Para o procurador do Trabalho Jefferson Rodrigues, “a situação fática determinada pelas empresas rés priva os então pescadores da possibilidade de, legitimamente, alcançarem a autodeterminação de suas vidas e, enfim, gerirem os seus rumos, seus projetos pessoais, seus sonhos, a serem concretizados pelo fruto de seu trabalho”.
Os autores afirmam que o Consórcio se vale ainda de intimidações, ameaçando os pescadores com a perda do salário mínimo mensal e da cesta básica, além da exclusão do Programa de Readequação, caso se manifestem publicamente sobre a situação.
Por isso, pedem que a Justiça Federal, além de obrigar Vale e Cemig a cumprir integralmente, no prazo de seis meses, a condicionante socioambiental consistente na implementação do programa de readequação da atividade produtiva dos pescadores, que as proíba de praticar qualquer ato sancionatório a pescadores que eventualmente promovam manifestações públicas de descontentamento em face da conduta do Ibama e do Consórcio.
A ação também pede a complementação de mais meio salário mínimo no valor mensal pago aos pescadores, que, devido ao descaso no cumprimento das condicionantes pelo empreendedor, tornou-se a única fonte de renda das 123 famílias.

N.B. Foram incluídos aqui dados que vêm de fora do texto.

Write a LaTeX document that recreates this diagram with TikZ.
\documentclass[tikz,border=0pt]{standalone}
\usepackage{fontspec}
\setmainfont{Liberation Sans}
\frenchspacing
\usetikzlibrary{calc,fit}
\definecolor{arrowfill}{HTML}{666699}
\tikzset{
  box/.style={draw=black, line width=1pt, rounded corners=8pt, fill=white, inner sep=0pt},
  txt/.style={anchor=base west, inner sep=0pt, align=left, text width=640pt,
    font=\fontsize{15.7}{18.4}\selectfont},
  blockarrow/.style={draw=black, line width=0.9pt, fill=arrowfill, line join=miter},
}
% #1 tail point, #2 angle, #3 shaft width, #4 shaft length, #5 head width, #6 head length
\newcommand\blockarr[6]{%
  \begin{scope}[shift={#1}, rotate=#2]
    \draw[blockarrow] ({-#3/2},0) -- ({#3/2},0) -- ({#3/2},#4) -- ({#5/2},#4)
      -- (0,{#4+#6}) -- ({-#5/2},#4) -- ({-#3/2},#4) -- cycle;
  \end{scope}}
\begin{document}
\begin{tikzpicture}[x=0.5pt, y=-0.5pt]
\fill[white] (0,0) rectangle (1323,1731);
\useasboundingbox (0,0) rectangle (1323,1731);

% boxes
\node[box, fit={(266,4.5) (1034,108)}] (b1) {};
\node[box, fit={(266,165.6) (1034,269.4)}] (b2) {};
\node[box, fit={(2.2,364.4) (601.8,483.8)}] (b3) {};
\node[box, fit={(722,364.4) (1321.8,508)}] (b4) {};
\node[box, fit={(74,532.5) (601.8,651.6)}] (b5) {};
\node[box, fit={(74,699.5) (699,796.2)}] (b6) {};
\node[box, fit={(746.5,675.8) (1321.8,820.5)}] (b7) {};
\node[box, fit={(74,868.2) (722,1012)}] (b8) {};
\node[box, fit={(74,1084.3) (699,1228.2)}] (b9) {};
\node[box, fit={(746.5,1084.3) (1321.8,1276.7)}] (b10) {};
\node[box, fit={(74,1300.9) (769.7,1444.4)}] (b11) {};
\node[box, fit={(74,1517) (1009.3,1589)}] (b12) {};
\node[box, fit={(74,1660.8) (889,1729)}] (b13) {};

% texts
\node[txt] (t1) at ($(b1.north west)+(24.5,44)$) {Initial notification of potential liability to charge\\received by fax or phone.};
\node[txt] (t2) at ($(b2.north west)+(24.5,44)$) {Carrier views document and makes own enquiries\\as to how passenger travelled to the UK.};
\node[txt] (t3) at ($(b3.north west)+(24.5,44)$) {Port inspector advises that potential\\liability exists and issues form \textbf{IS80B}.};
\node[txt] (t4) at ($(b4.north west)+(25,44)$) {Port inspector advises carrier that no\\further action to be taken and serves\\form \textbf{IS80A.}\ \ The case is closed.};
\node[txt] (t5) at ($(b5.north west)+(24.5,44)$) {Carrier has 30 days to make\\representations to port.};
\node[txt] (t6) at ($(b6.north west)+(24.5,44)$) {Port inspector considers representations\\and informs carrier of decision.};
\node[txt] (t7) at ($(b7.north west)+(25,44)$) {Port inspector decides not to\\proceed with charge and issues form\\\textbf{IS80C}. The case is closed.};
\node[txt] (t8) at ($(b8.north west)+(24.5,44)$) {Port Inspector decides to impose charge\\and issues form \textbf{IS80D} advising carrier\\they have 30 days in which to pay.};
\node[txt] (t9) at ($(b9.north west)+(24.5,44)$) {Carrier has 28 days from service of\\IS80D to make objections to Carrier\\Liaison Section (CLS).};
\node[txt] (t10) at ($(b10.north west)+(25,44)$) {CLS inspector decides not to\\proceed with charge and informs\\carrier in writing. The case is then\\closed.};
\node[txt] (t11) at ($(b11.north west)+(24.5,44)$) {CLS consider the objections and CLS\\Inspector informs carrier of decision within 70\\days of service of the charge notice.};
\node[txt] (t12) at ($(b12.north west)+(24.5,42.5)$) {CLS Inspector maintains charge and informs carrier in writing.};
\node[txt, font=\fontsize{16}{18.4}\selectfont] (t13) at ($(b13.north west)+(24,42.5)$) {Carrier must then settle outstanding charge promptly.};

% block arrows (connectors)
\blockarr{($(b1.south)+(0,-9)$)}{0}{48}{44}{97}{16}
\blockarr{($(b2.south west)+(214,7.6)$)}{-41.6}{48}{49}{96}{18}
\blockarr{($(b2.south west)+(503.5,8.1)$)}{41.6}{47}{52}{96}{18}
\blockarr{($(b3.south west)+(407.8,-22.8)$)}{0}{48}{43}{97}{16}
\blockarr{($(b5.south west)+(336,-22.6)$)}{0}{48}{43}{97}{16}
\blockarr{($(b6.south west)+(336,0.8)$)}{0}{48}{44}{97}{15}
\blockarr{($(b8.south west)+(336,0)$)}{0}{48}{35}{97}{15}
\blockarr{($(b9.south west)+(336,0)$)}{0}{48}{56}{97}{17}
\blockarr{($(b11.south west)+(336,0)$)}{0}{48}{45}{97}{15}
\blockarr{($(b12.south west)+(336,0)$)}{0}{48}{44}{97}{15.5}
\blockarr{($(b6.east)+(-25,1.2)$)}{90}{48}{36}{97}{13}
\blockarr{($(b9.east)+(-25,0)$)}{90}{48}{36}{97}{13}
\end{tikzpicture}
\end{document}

De acordo com o defensor público federal Wallace Feijó, “a situação imposta aos pescadores atingidos pela construção da UHE Aimorés revela o descaso dos demandados com a população tradicional, que se viu obrigada a abdicar do modo de vida que a identificava na sociedade. Tal cenário levou à inevitável judicialização dos fatos”.